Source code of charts

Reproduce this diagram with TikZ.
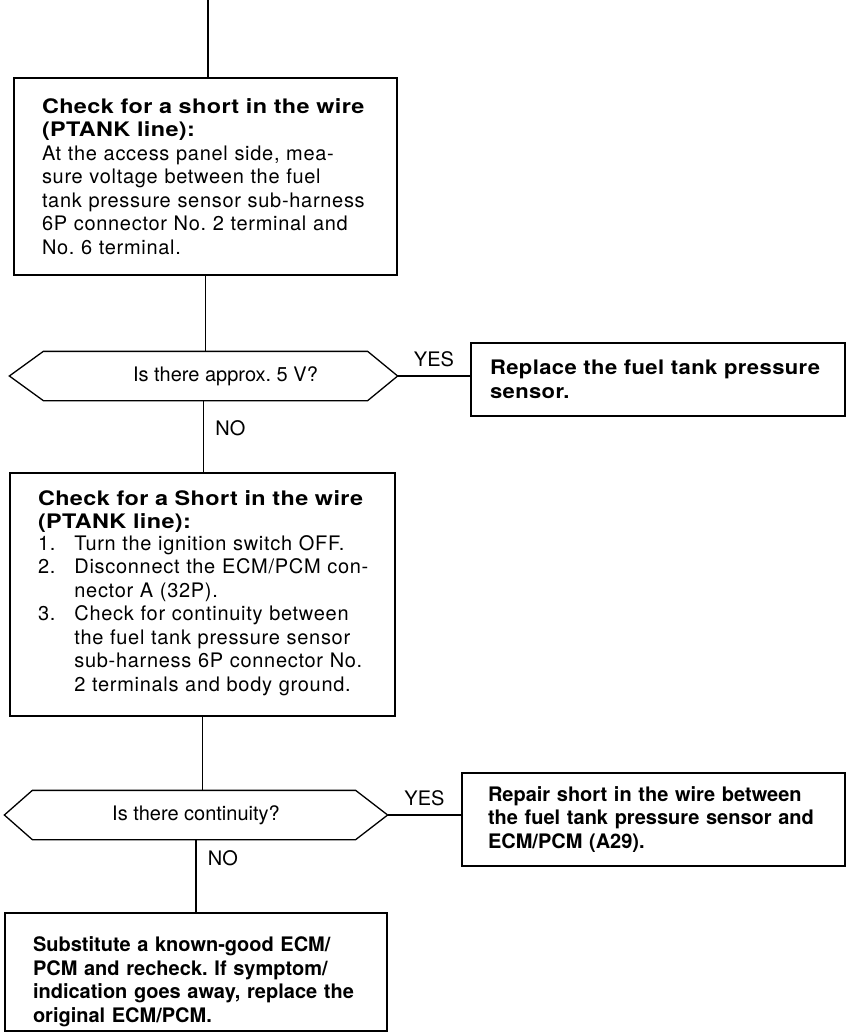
\documentclass[tikz,border=0pt]{standalone}
\usepackage{fontspec}
\setmainfont{TeX Gyre Heros}
\usetikzlibrary{positioning}

\newcommand{\headtxt}{\bfseries\addfontfeatures{FakeStretch=1.17,LetterSpace=2}}
\newcommand{\bodytxt}{\addfontfeatures{LetterSpace=3.5}}
\frenchspacing

\begin{document}
\begin{tikzpicture}[x=1pt,y=-1pt,line width=1.3pt,
  every node/.style={font=\fontsize{20}{23.5}\selectfont},
  box/.style={draw,rectangle,align=left,inner xsep=28pt,inner ysep=0pt},
  decision/.style={rectangle,inner sep=0pt,minimum height=48pt}]
\useasboundingbox (0,0) rectangle (846,1033);

% first check
\coordinate (top) at (208,0);
\node[box,minimum width=383pt,minimum height=197pt,text width=327pt] (chkA) at (205.5,176.5)
  {{\headtxt Check for a short in the wire\\(PTANK line):}\\
   {\bodytxt At the access panel side, mea-\\sure voltage between the fuel\\
   tank pressure sensor sub-harness\\6P connector No. 2 terminal and\\No. 6 terminal.}};

\node[decision,minimum width=387pt,label={[xshift=22pt]center:Is there approx. 5 V?}] (qA) at (203.5,376) {};
\node[box,inner xsep=19pt,minimum width=374pt,minimum height=73pt,text width=336pt] (fixA) at (658,379.5)
  {\bfseries\addfontfeatures{FakeStretch=1.1,LetterSpace=2}Replace the fuel tank pressure\\sensor.};

% second check
\node[box,minimum width=385pt,minimum height=243pt,text width=329pt] (chkB) at (202.5,594.5)
  {{\headtxt Check for a Short in the wire\\(PTANK line):}\\
   \bodytxt
   \begin{tabular}{@{}l@{\hspace{19pt}}l@{}}
   1. & Turn the ignition switch OFF.\\
   2. & Disconnect the ECM/PCM con-\\
      & nector A (32P).\\
   3. & Check for continuity between\\
      & the fuel tank pressure sensor\\
      & sub-harness 6P connector No.\\
      & 2 terminals and body ground.
   \end{tabular}};

\node[decision,minimum width=382pt,label={center:Is there continuity?}] (qB) at (196,815) {};
\node[box,inner xsep=26pt,minimum width=383pt,minimum height=93pt,text width=331pt] (fixB) at (653.5,819.5)
  {\bfseries Repair short in the wire between\\the fuel tank pressure sensor and\\ECM/PCM (A29).};

\node[box,inner xsep=28pt,minimum width=382pt,minimum height=118pt,text width=326pt] (subst) at (196,972)
  {\bfseries\rule{0pt}{34pt}Substitute a known-good ECM/\\PCM and recheck. If symptom/\\
   indication goes away, replace the\\original ECM/PCM.};

% hexagons
\draw (qA.west) -- ([xshift=34pt]qA.north west) -- ([xshift=-30pt]qA.north east) -- (qA.east)
  -- ([xshift=-30pt]qA.south east) -- ([xshift=34pt]qA.south west) -- cycle;
\draw (qB.west) -- ([xshift=28pt]qB.north west) -- ([xshift=-32pt]qB.north east) -- (qB.east)
  -- ([xshift=-32pt]qB.south east) -- ([xshift=28pt]qB.south west) -- cycle;

% connectors
\draw (top) -- (top |- chkA.north);
\draw (chkA.south) -- (chkA.south |- qA.north);
\draw (qA.east) -- (qA.east -| fixA.west) node[midway,above=5pt] (yesA) {YES};
\draw (qA.south) -- (qA.south |- chkB.north) node[pos=.38,right=8pt] (noA) {NO};
\draw (chkB.south) -- (chkB.south |- qB.north);
\draw (qB.east) -- (qB.east -| fixB.west) node[midway,above=5pt] (yesB) {YES};
\draw (qB.south) -- (qB.south |- subst.north) node[pos=.25,right=8pt] (noB) {NO};

\end{tikzpicture}
\end{document}
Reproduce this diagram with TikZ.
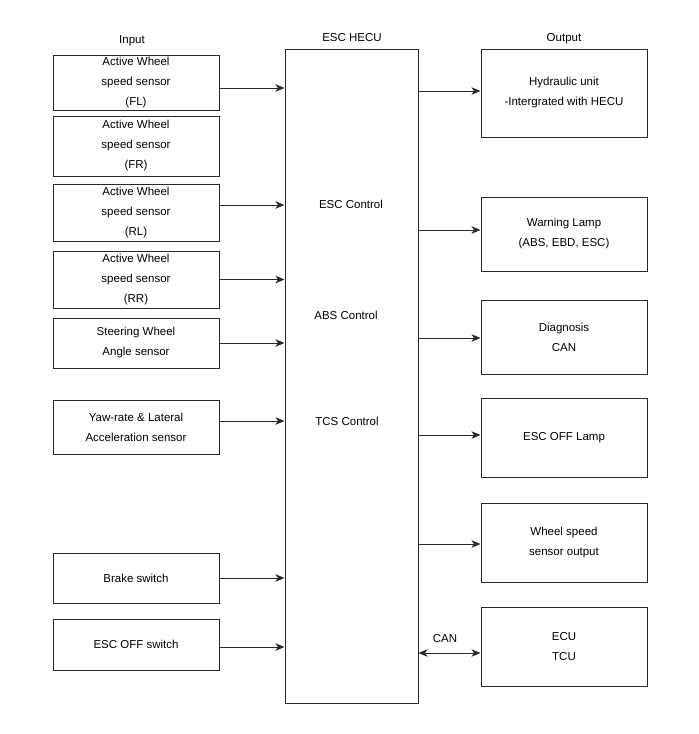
\documentclass[tikz,border=0pt]{standalone}
\usepackage{fontspec}
\setmainfont{Liberation Sans}
\usetikzlibrary{arrows.meta}
\definecolor{ln}{RGB}{40,40,40}
\begin{document}
\begin{tikzpicture}[x=1pt,y=-1pt,
  box/.style={draw=ln,line width=1pt,inner sep=0pt,align=center,font=\fontsize{11.5}{20}\selectfont},
  inbox/.style={box,minimum width=166pt},
  outbox/.style={box,minimum width=166pt},
  lbl/.style={inner sep=0pt,font=\fontsize{11.5}{20}\selectfont},
  arr/.style={draw=ln,line width=1pt,-{Stealth[length=9pt,width=7.5pt,inset=2.5pt]}},
  barr/.style={draw=ln,line width=1pt,{Stealth[length=9pt,width=7.5pt,inset=2.5pt]}-{Stealth[length=9pt,width=7.5pt,inset=2.5pt]}}]
\useasboundingbox (0,0) rectangle (699,734);
% titles
\node[lbl] (tin) at (132,41) {Input};
\node[lbl] (thecu) at (352,38) {ESC HECU};
\node[lbl] (tout) at (564,39) {Output};
% inputs
\node[inbox,minimum height=55pt] (fl) at (136,82.5) {Active Wheel\\speed sensor\\(FL)};
\node[inbox,minimum height=60pt] (fr) at (136,146) {Active Wheel\\speed sensor\\(FR)};
\node[inbox,minimum height=57pt] (rl) at (136,212.5) {Active Wheel\\speed sensor\\(RL)};
\node[inbox,minimum height=57pt] (rr) at (136,279.5) {Active Wheel\\speed sensor\\(RR)};
\node[inbox,minimum height=50pt] (st) at (136,343) {Steering Wheel\\Angle sensor};
\node[inbox,minimum height=54pt] (yaw) at (136,427) {Yaw-rate \& Lateral\\Acceleration sensor};
\node[inbox,minimum height=50pt] (bs) at (136,578) {Brake switch};
\node[inbox,minimum height=51pt] (es) at (136,644.5) {ESC OFF switch};
% HECU
\node[box,minimum width=133pt,minimum height=654pt] (hecu) at (351.5,376) {};
\node[lbl] (escc) at (351,204) {ESC Control};
\node[lbl] (absc) at (346,315) {ABS Control};
\node[lbl] (tcsc) at (347,421) {TCS Control};
% outputs
\node[outbox,minimum height=88pt] (hyd) at (564,93) {Hydraulic unit\\-Intergrated with HECU};
\node[outbox,minimum height=74pt] (warn) at (564,234) {Warning Lamp\\(ABS, EBD, ESC)};
\node[outbox,minimum height=74pt] (diag) at (564,337) {Diagnosis\\CAN};
\node[outbox,minimum height=79pt] (lamp) at (564,437.5) {ESC OFF Lamp};
\node[outbox,minimum height=79pt] (wss) at (564,542.5) {Wheel speed\\sensor output};
\node[outbox,minimum height=79pt] (ecu) at (564,646.5) {ECU\\TCU};
\node[lbl] (can) at (445,639) {CAN};
% input arrows
\draw[arr] ([yshift=-5.5pt]fl.east) -- ([yshift=-5.5pt]fl.east -| hecu.west);
\draw[arr] ([yshift=7.5pt]rl.east) -- ([yshift=7.5pt]rl.east -| hecu.west);
\draw[arr] (rr.east) -- (rr.east -| hecu.west);
\draw[arr] (st.east) -- (st.east -| hecu.west);
\draw[arr] ([yshift=6pt]yaw.east) -- ([yshift=6pt]yaw.east -| hecu.west);
\draw[arr] (bs.east) -- (bs.east -| hecu.west);
\draw[arr] ([yshift=-2.5pt]es.east) -- ([yshift=-2.5pt]es.east -| hecu.west);
% output arrows
\draw[arr] ([yshift=2pt]hyd.west -| hecu.east) -- ([yshift=2pt]hyd.west);
\draw[arr] ([yshift=4pt]warn.west -| hecu.east) -- ([yshift=4pt]warn.west);
\draw[arr] ([yshift=-1pt]diag.west -| hecu.east) -- ([yshift=-1pt]diag.west);
\draw[arr] ([yshift=2.5pt]lamp.west -| hecu.east) -- ([yshift=2.5pt]lamp.west);
\draw[arr] ([yshift=-1.5pt]wss.west -| hecu.east) -- ([yshift=-1.5pt]wss.west);
\draw[barr] ([yshift=-6.5pt]ecu.west -| hecu.east) -- ([yshift=-6.5pt]ecu.west);
\end{tikzpicture}
\end{document}
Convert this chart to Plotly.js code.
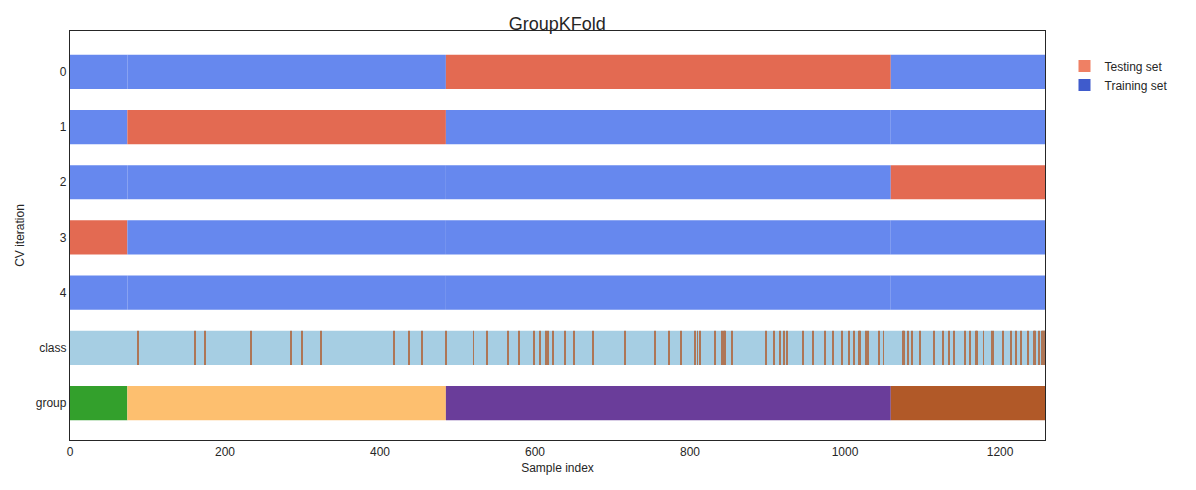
<!DOCTYPE html>
<html>
<head>
<meta charset="utf-8">
<script src="https://cdn.plot.ly/plotly-3.0.1.min.js"></script>
<style>body{margin:0;background:#fff}</style>
</head>
<body>
<div id="plot" style="width:1196px;height:490px"></div>
<script>
var nSamples = 1258;
var rowLabels = ['0', '1', '2', '3', '4', 'class', 'group'];
// group boundaries (sample index) and which group is tested in each fold
var groupBounds = [0, 74, 485, 1059, 1258];
var groupColors = ['#33a02c', '#fdbf6f', '#6a3d9a', '#b15928'];
var testGroupPerFold = [2, 1, 3, 0, null];
// indices of samples belonging to class 1
var classOne = [87, 161, 173, 233, 284, 299, 323, 418, 437, 454, 485, 520, 537, 564, 579,
    598, 606, 614, 616, 623, 638, 650, 674, 715, 754, 772, 788, 806, 809, 812, 832, 841,
    843, 845, 853, 897, 908, 916, 921, 924, 945, 958, 973, 984, 996, 1005, 1011, 1017,
    1019, 1027, 1029, 1043, 1049, 1074, 1075, 1081, 1086, 1096, 1114, 1126, 1133, 1140,
    1154, 1161, 1168, 1170, 1178, 1189, 1191, 1203, 1214, 1220, 1227, 1236, 1243, 1245,
    1250, 1253, 1255, 1256, 1257];

var trainColor = '#6688ee', testColor = '#e36a52';
var barW = 0.62;

function segTrace(y, base, len, color, opacity) {
    return {type: 'bar', orientation: 'h', y: y, base: base, x: len,
        width: barW, marker: {color: color, line: {width: 0}},
        opacity: opacity || 1, showlegend: false, hoverinfo: 'skip'};
}

var data = [];
for (var f = 0; f < testGroupPerFold.length; f++) {
    var ys = [], bs = [], ls = [], cs = [];
    for (var g = 0; g < groupColors.length; g++) {
        ys.push(f); bs.push(groupBounds[g]); ls.push(groupBounds[g + 1] - groupBounds[g]);
        cs.push(g === testGroupPerFold[f] ? testColor : trainColor);
    }
    data.push(segTrace(ys, bs, ls, cs));
}
// class row
data.push(segTrace([5], [0], [nSamples], '#a6cee3'));
data.push(segTrace(classOne.map(function () { return 5; }), classOne,
    classOne.map(function () { return 1.2; }), '#b15928', 0.75));
// group row
data.push(segTrace([6, 6, 6, 6], groupBounds.slice(0, 4),
    groupBounds.slice(1).map(function (v, i) { return v - groupBounds[i]; }), groupColors));

// legend entries
data.push({type: 'bar', orientation: 'h', x: [null], y: [null], name: 'Testing set', marker: {color: '#ef8064'}});
data.push({type: 'bar', orientation: 'h', x: [null], y: [null], name: 'Training set', marker: {color: '#3f5bcc'}});

var layout = {
    width: 1196, height: 490,
    margin: {l: 70, r: 151, t: 31, b: 50},
    barmode: 'overlay',
    font: {family: 'Liberation Sans, Arial, sans-serif', size: 12, color: '#262626'},
    title: {text: 'GroupKFold', font: {size: 18}, x: 0.466, xanchor: 'center', y: 0.965},
    xaxis: {range: [0, nSamples], tickvals: [0, 200, 400, 600, 800, 1000, 1200],
        showgrid: false, zeroline: false, showline: true, mirror: true,
        linecolor: '#262626', linewidth: 1.25, ticks: '',
        title: {text: 'Sample index', font: {size: 12}, standoff: 6}},
    yaxis: {range: [6.67, -0.74], tickvals: [0, 1, 2, 3, 4, 5, 6], ticktext: rowLabels,
        showgrid: false, zeroline: false, showline: true, mirror: true,
        linecolor: '#262626', linewidth: 1.25, ticks: '',
        title: {text: 'CV iteration', font: {size: 12}, standoff: 8}},
    legend: {x: 1.02, y: 0.95, xanchor: 'left', yanchor: 'top', font: {size: 12},
        traceorder: 'normal', bgcolor: 'rgba(0,0,0,0)'},
    plot_bgcolor: '#fff', paper_bgcolor: '#fff'
};

Plotly.newPlot('plot', data, layout, {displayModeBar: false});
</script>
</body>
</html>
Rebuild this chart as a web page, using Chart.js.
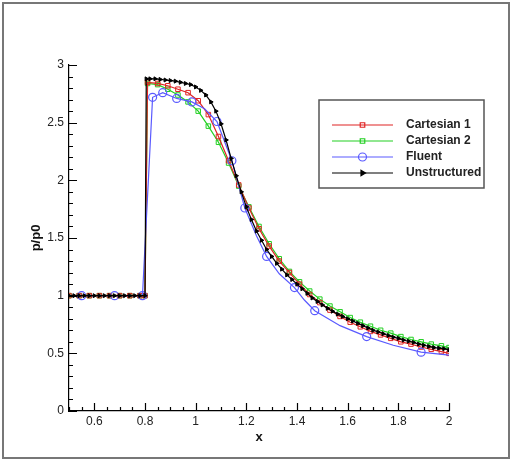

TASK TO CARRY OUT: Word for word, give again the lines from the first entry to the line with "(0,0) rectangle (846,1033);", inclusive. Exclude the pictures.

OUTPUT BELOW:
Reproduce this diagram with TikZ.
\documentclass[tikz,border=0pt]{standalone}
\usepackage{fontspec}
\setmainfont{TeX Gyre Heros}
\usetikzlibrary{positioning}

\newcommand{\headtxt}{\bfseries\addfontfeatures{FakeStretch=1.17,LetterSpace=2}}
\newcommand{\bodytxt}{\addfontfeatures{LetterSpace=3.5}}
\frenchspacing

\begin{document}
\begin{tikzpicture}[x=1pt,y=-1pt,line width=1.3pt,
  every node/.style={font=\fontsize{20}{23.5}\selectfont},
  box/.style={draw,rectangle,align=left,inner xsep=28pt,inner ysep=0pt},
  decision/.style={rectangle,inner sep=0pt,minimum height=48pt}]
\useasboundingbox (0,0) rectangle (846,1033);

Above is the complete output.